O agrotóxico, e isso já foi cientificamente provado, provoca uma série de doenças nas pessoas, sendo o câncer a que tem tido maior incidência. No Brasil, ingerimos, no mínimo, nove litros de veneno por ano. Que corpo pode resistir a isso?  Todos nós estamos morrendo envenenados, e da pior maneira possível, com doenças malucas que nos exigem o uso de uma infinidade de remédios.

A lógica perversa é a lógica da produção de mercadorias, para que se alimente a roda da indústria e do comércio. Cria-se a ideia da agricultura ultra-produtiva, que precisa de muito agrotóxico, e esse agrotóxico produz centenas de doenças, que movimentam os laboratórios farmacêuticos. E assim, vamos, presos à roda de um consumo induzido e criminoso. E não há escapatória. Quem pode manter uma alimentação orgânica? Quem pode fugir dos transgênicos?

A maioria da população, que passa o dia na dura faina de garantir o pão daquele dia, como pode se proteger? Não pode! Esse é o ponto. Apesar de todas as pesquisas e alertas sobre os males dos transgênicos e dos venenos na agricultura esses produtos seguem sendo produzidos e vendidos. Até bem pouco tempo ainda havia a rotulagem, que pelo menos nos informava o que estávamos comendo.

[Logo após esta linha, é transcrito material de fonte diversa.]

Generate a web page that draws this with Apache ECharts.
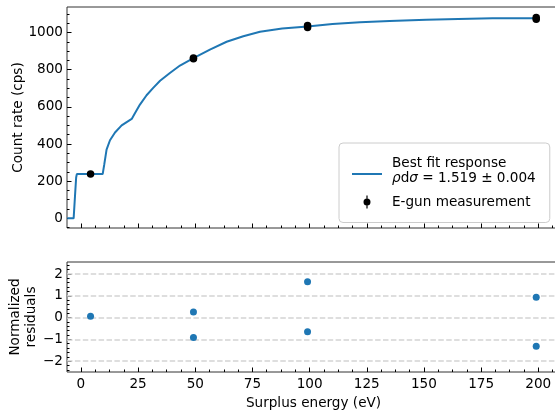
<!DOCTYPE html>
<html>
<head>
<meta charset="utf-8">
<script src="https://cdn.jsdelivr.net/npm/echarts@6/dist/echarts.min.js"></script>
<style>
  html, body { margin: 0; padding: 0; background: #fff; }
  #chart { width: 555px; height: 410px; }
</style>
</head>
<body>
<div id="chart"></div>
<script>
// Best-fit detector response (count rate vs surplus energy)
const fitEnergy = [-6, -3.2, -2.6, -2.1, -1.8, 9.5, 10.2, 11.2, 12.7, 14.9, 17.8, 20.0, 22.2, 23.6,
                   25.8, 28.7, 31.6, 34.6, 38.9, 43.3, 49.2, 56.4, 63.7, 71.0, 78.3, 88, 99.1,
                   110, 122, 135, 151, 165, 180, 199.5];
const fitRate = [0, 0, 120, 220, 238, 238, 290, 370, 420, 462, 500, 518, 535, 565,
                 612, 662, 702, 740, 782, 822, 862, 908, 950, 980, 1004, 1021, 1032,
                 1045, 1055, 1062, 1069, 1073, 1076, 1077];

// E-gun measurements with 1-sigma uncertainties
const measEnergy = [4.2, 49.2, 49.2, 99.1, 99.1, 199.1, 199.1];
const measRate = [238, 863, 858, 1037, 1027, 1081, 1071];
const measErr = [2.2, 4.2, 4.2, 4.5, 4.5, 4.6, 4.6];

// Normalized residuals (data - model) / sigma
const residuals = [0.06, 0.26, -0.92, 1.64, -0.65, 0.93, -1.32];

// Fit result
const fitParam = '1.519';
const fitParamErr = '0.004';

// Tick values
const energyTicks = [0, 25, 50, 75, 100, 125, 150, 175, 200];
const rateTicks = [0, 200, 400, 600, 800, 1000];
const residTicks = [-2, -1, 0, 1, 2];

const FONT = 'DejaVu Sans';
const FS = 13.6;
const BLUE = '#1f77b4';

function minorValues(lo, hi, step, majors) {
  const out = [];
  for (let k = Math.ceil(lo / step - 1e-9); k * step <= hi + 1e-9; k++) {
    const v = +(k * step).toFixed(6);
    if (!majors.some(m => Math.abs(m - v) < 1e-9)) out.push(v);
  }
  return out;
}

const X_MIN = -6.1, X_MAX = 209.5;
const Y_MIN = -52, Y_MAX = 1137;
const R_MIN = -2.5, R_MAX = 2.55;

const energyMinor = minorValues(X_MIN, X_MAX, 6.25, energyTicks);
const rateMinor = minorValues(Y_MIN, Y_MAX, 50, rateTicks);
const residMinor = minorValues(R_MIN, R_MAX, 0.2, residTicks);

const minus = v => String(v).replace('-', '\u2212');
const labelStyle = { color: '#000', fontFamily: FONT, fontSize: FS };

function axis(extra, values, len, labels) {
  return Object.assign({
    type: 'value',
    nameMoveOverlap: false,
    axisLine: { show: false, onZero: false },
    splitLine: { show: false },
    axisTick: { show: true, inside: true, length: len, lineStyle: { color: '#000', width: 1 }, customValues: values },
    axisLabel: labels ? Object.assign({ customValues: values, formatter: minus }, labelStyle, labels) : { show: false }
  }, extra);
}

// Legend handles: 35x14 boxes; the short line / dot-with-bar sit in the left 30px
const LINE_HANDLE = 'path://M0,9.5H30V11.5H0Z M0,0H0.1V0.1H0Z M34.9,13.9H35V14H34.9Z';
const ERR_HANDLE = 'path://M14.4,0.5H15.6V13.5H14.4Z M11.5,7A3.5,3.5 0 1 1 18.5,7A3.5,3.5 0 1 1 11.5,7Z ' +
                   'M0,0H0.1V0.1H0Z M34.9,13.9H35V14H34.9Z';

const chart = echarts.init(document.getElementById('chart'), null, { renderer: 'canvas' });

const errorData = measEnergy.map((x, i) => [x, measRate[i], measErr[i]]);

const gridBase = { left: 67, right: -5, show: true, borderColor: '#333', borderWidth: 1,
                   backgroundColor: 'transparent', containLabel: false, outerBoundsMode: 'none' };

chart.setOption({
  animation: false,
  textStyle: { fontFamily: FONT },
  grid: [
    Object.assign({ top: 7, height: 221 }, gridBase),
    Object.assign({ top: 262, height: 110 }, gridBase)
  ],
  xAxis: [
    axis({ gridIndex: 0, position: 'bottom', min: X_MIN, max: X_MAX }, energyTicks, 4.5, null),
    axis({ gridIndex: 0, position: 'bottom', min: X_MIN, max: X_MAX }, energyMinor, 2.5, null),
    axis({ gridIndex: 1, position: 'bottom', min: X_MIN, max: X_MAX, name: 'Surplus energy (eV)', nameLocation: 'middle',
           nameGap: 24, nameTextStyle: labelStyle }, energyTicks, 4.5, { margin: 5 }),
    axis({ gridIndex: 1, position: 'bottom', min: X_MIN, max: X_MAX }, energyMinor, 2.5, null)
  ],
  yAxis: [
    axis({ gridIndex: 0, position: 'left', min: Y_MIN, max: Y_MAX, name: 'Count rate (cps)', nameLocation: 'middle',
           nameGap: 42, nameTextStyle: labelStyle }, rateTicks, 4.5, { margin: 4 }),
    axis({ gridIndex: 0, position: 'left', min: Y_MIN, max: Y_MAX }, rateMinor, 2.5, null),
    axis({ gridIndex: 1, position: 'left', min: R_MIN, max: R_MAX, name: 'Normalized\nresiduals', nameLocation: 'middle',
           nameGap: 28, nameTextStyle: Object.assign({ lineHeight: 15.5 }, labelStyle) }, residTicks, 4.5, { margin: 4 }),
    axis({ gridIndex: 1, position: 'left', min: R_MIN, max: R_MAX }, residMinor, 2.5, null)
  ],
  legend: {
    left: 339, top: 143,
    orient: 'vertical',
    padding: [12.5, 14, 13, 13],
    itemGap: 9,
    itemWidth: 35,
    itemHeight: 14,
    symbolKeepAspect: true,
    backgroundColor: 'rgba(255,255,255,0.8)',
    borderColor: '#cccccc',
    borderWidth: 1,
    borderRadius: 4,
    selectedMode: false,
    textStyle: {
      color: '#000', fontFamily: FONT, fontSize: FS, lineHeight: 15,
      rich: { i: { fontStyle: 'italic', fontFamily: FONT, fontSize: FS, lineHeight: 15 } }
    },
    formatter: name => name === 'fit'
      ? 'Best fit response\n{i|\u03c1}d{i|\u03c3} = ' + fitParam + ' \u00b1 ' + fitParamErr
      : name,
    data: [
      { name: 'fit', icon: LINE_HANDLE },
      { name: 'E-gun measurement', icon: ERR_HANDLE }
    ]
  },
  series: [
    {
      name: 'fit', type: 'line', xAxisIndex: 0, yAxisIndex: 0,
      data: fitEnergy.map((x, i) => [x, fitRate[i]]),
      symbol: 'none', showSymbol: false,
      lineStyle: { color: BLUE, width: 2 }, itemStyle: { color: BLUE },
      z: 2
    },
    {
      name: 'errbars', type: 'custom', xAxisIndex: 0, yAxisIndex: 0,
      data: errorData,
      renderItem: (params, api) => {
        const x = api.value(0), y = api.value(1), e = api.value(2);
        const a = api.coord([x, y + e]), b = api.coord([x, y - e]);
        return { type: 'line', shape: { x1: a[0], y1: a[1], x2: b[0], y2: b[1] },
                 style: { stroke: '#000', lineWidth: 1.5 } };
      },
      z: 3
    },
    {
      name: 'E-gun measurement', type: 'scatter', xAxisIndex: 0, yAxisIndex: 0,
      data: measEnergy.map((x, i) => [x, measRate[i]]),
      symbol: 'circle', symbolSize: 7.5,
      itemStyle: { color: '#000', opacity: 1 },
      z: 4
    },
    {
      name: 'residuals', type: 'scatter', xAxisIndex: 2, yAxisIndex: 2,
      data: measEnergy.map((x, i) => [x, residuals[i]]),
      symbol: 'circle', symbolSize: 7,
      itemStyle: { color: BLUE, opacity: 1 },
      z: 3,
      markLine: {
        silent: true, z: 1, symbol: ['none', 'none'], animation: false,
        label: { show: false },
        lineStyle: { color: '#d4d4d4', type: [5.5, 2.4], width: 1.5 },
        emphasis: { disabled: true },
        data: residTicks.map(v => ({ yAxis: v }))
      }
    }
  ]
});
</script>
</body>
</html>
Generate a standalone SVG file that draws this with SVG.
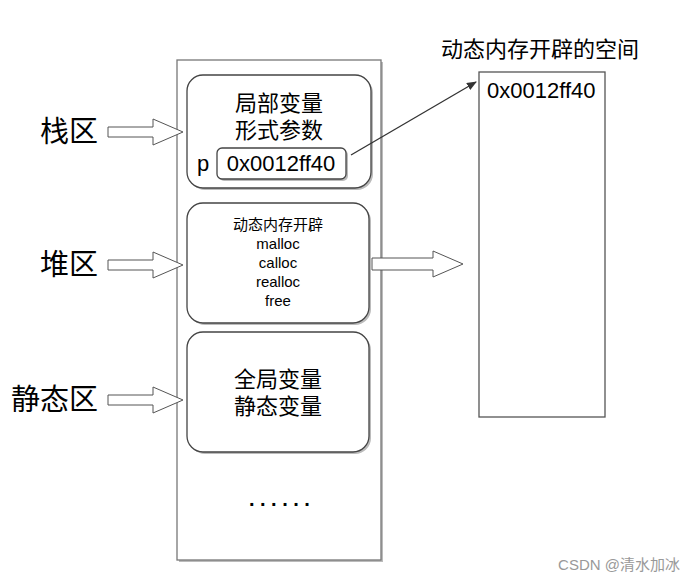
<svg xmlns="http://www.w3.org/2000/svg" width="697" height="585" viewBox="0 0 697 585">
<style>
text{font-family:"Liberation Sans","Noto Sans CJK SC",sans-serif;fill:#000}
.box{fill:#fff;stroke:#444;stroke-width:1.3}
.sh{fill:#bbb}
.blk{fill:#fff;stroke:#555;stroke-width:1}
.c{text-anchor:middle}
</style>
<rect width="697" height="585" fill="#fff"/>
<g id="memory">
<rect x="179" y="62" width="204" height="500" class="sh"/>
<rect x="177" y="60" width="204" height="500" fill="#fff" stroke="#777" stroke-width="1.3"/>
</g>
<g id="stack">
<rect x="189" y="77" width="184" height="113" rx="16" class="sh"/>
<rect x="187" y="75" width="184" height="113" rx="16" class="box"/>
<text x="279" y="111" font-size="22" class="c">局部变量</text>
<text x="279" y="138" font-size="22" class="c">形式参数</text>
<text x="197" y="171" font-size="22">p</text>
<rect x="219" y="150" width="129" height="31" rx="5" class="sh"/>
<rect x="217" y="148" width="129" height="31" rx="5" class="box"/>
<text x="281" y="171" font-size="22" class="c">0x0012ff40</text>
</g>
<g id="heap">
<rect x="189" y="205" width="182" height="120" rx="16" class="sh"/>
<rect x="187" y="203" width="182" height="120" rx="16" class="box"/>
<text x="278" y="230" font-size="15" class="c">动态内存开辟</text>
<text x="278" y="249" font-size="15" class="c">malloc</text>
<text x="278" y="268" font-size="15" class="c">calloc</text>
<text x="278" y="287" font-size="15" class="c">realloc</text>
<text x="278" y="306" font-size="15" class="c">free</text>
</g>
<g id="static">
<rect x="189" y="334" width="182" height="120" rx="16" class="sh"/>
<rect x="187" y="332" width="182" height="120" rx="16" class="box"/>
<text x="278" y="387" font-size="22" class="c">全局变量</text>
<text x="278" y="414" font-size="22" class="c">静态变量</text>
</g>
<g id="dots">
<text x="249" y="506" font-size="20" font-weight="bold" letter-spacing="5.5">......</text>
</g>
<g id="dynamic">
<text x="540" y="57" font-size="22" class="c">动态内存开辟的空间</text>
<rect x="479" y="72" width="126" height="345" fill="#fff" stroke="#555" stroke-width="1.3"/>
<text x="487" y="98" font-size="22">0x0012ff40</text>
</g>
<g id="labels">
<text x="98" y="142" font-size="29" text-anchor="end">栈区</text>
<text x="98" y="275" font-size="29" text-anchor="end">堆区</text>
<text x="98" y="410" font-size="29" text-anchor="end">静态区</text>
<text x="680" y="570" font-size="15" text-anchor="end" style="fill:#999">CSDN @清水加冰</text>
</g>
<g id="connectors">
<defs>
<marker id="ah" markerWidth="10" markerHeight="8" refX="9" refY="4" orient="auto" markerUnits="userSpaceOnUse">
<path d="M0,0 L10,4 L0,8 Z" fill="#333"/>
</marker>
</defs>
<polygon class="blk" points="108,127 153,127 153,119 183,132 153,145 153,137 108,137"/>
<polygon class="blk" points="108,260 153,260 153,252 183,265 153,278 153,270 108,270"/>
<polygon class="blk" points="108,395 153,395 153,387 183,400 153,413 153,405 108,405"/>
<polygon class="blk" points="372,258 433,258 433,251 463,264 433,277 433,270 372,270"/>
<line x1="351" y1="155" x2="476" y2="82" stroke="#333" stroke-width="1.3" marker-end="url(#ah)"/>
</g>
</svg>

Agora, por conta dos lobistas do “agrotóxinegócio” – Kátia Abreu, atual ministra da agricultura à frente – até isso nos é negado. Não há o que fazer.

O leite que chega na caixinha, tem de tudo, menos leite, e abundam as pessoas com reação à lactose, coisa que nem acredito, pois lactose deve ser o que menos tem na caixa. Certamente deve ser algum veneno. O trigo que comemos em profusão, nos pães, bolos e biscoitos típicos da nossa cultura, estão modificados e refinados e “quimicalizados” de tal forma que passam a nos fazer mal. Polenta é coisa que nunca mais podemos pensar em comer, uma vez que a farinha de milho que nos vendem é sabe-se lá que monstruosidade genética. Carnes e comidas enlatadas, embutidas, ensacadas. Mas, ainda assim, lá vai a procissão ao supermercado pagar por veneno. E é porque não tem jeito. Vamos fazer o quê? Nossa única chance é estarmos também nós tão profundamente modificados geneticamente que possamos resistir a essas drogas e venenos que nos empurram diuturnamente. Mas, mesmo assim, ainda estaremos alimentando a indústria dos remédios, tomando pílulas para dor de estômago, náuseas, dor de cabeça, mal estar. O festival dos horrores.

A ministra da Agricultura do Brasil, Kátia Abreu, que é representante dos grandes fazendeiros nacionais, declarou há pouco tempo que essa gritaria sobre os males do agrotóxico é puro preconceito e que o Brasil não usa produtos que causam câncer. O que explica então, o fato de latifundiários estarem jogando agrotóxico nas fontes de água dos indígenas – para exterminá-los – em algumas regiões do país? O que explica o índice elevado de doenças nas áreas rurais? Se é preconceito, o que explica instituições idôneas como a Fiocruz e o Instituto Nacional do Câncer insistirem para que se elimine o agrotóxico das plantações? Ou seja, o cinismo é moeda corrente entre aqueles que nos empurram veneno goela abaixo.

Bueno, mas se tudo é assim, então não há mesmo saída? Sim, saída há. Mas ela não é individual. Precisa ser coletiva e massiva. Uma nova organização da vida, as gentes mobilizadas contra o massacre cotidiano que envolve não apenas a comida que comemos, mas todo o resto. A saída não pode ser encontrada isolada na questão alimentar. Ela diz respeito a grande política, aos desafios estruturais. Vamos caminhando e, enquanto não alcançamos o grande meio-dia, bradamos e lutamos!